Gulf ports will be adding hundreds of thousands of TEUs in capacity over the next few years, including the continued build-out of Houston's Bayport, Phase 1 of the Mobile (Ala.) Container Terminal and expansions at Tampa and New Orleans.
Further into the future lies the joint Houston-Galveston Pelican Island Terminal, scheduled to be completed around the time of the Panama Canal expansion.

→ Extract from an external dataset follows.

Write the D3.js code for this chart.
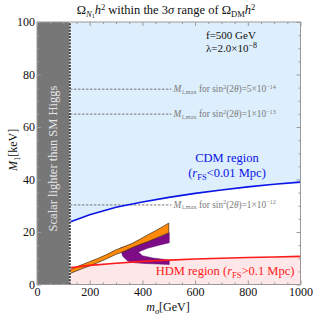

Port officials believe railroads are crucial to making these expansions work. Houston is searching for a way to untangle a century-old rail network from a congested modern city and adding intermodal capacity, as are New Orleans and Mobile. So far, however, none of these plans appear to have convinced any Class 1 railroads to ramp up intermodal service to the Gulf. The Gulf is typically a regional container market. If cargo is heading for a point within 500 miles of a port, it usually moves by truck rather than by rail. To attract intermodal action from the railroads, "the ports have to reach critical mass," said James K. Lyons, director and chief executive of the Alabama State Port Authority. They will have to reach a volume that justifies increased railroad service and competes with more flexible trucks.
But doing so is necessary, Lyons said. "Railroads are the wave of the future. There's no money to build the highways that would have sufficient capacity to handle the projected growth in freight traffic," he said. The railroad intermodal option will be crucial for growth in the Gulf's container trade, according to Lyons.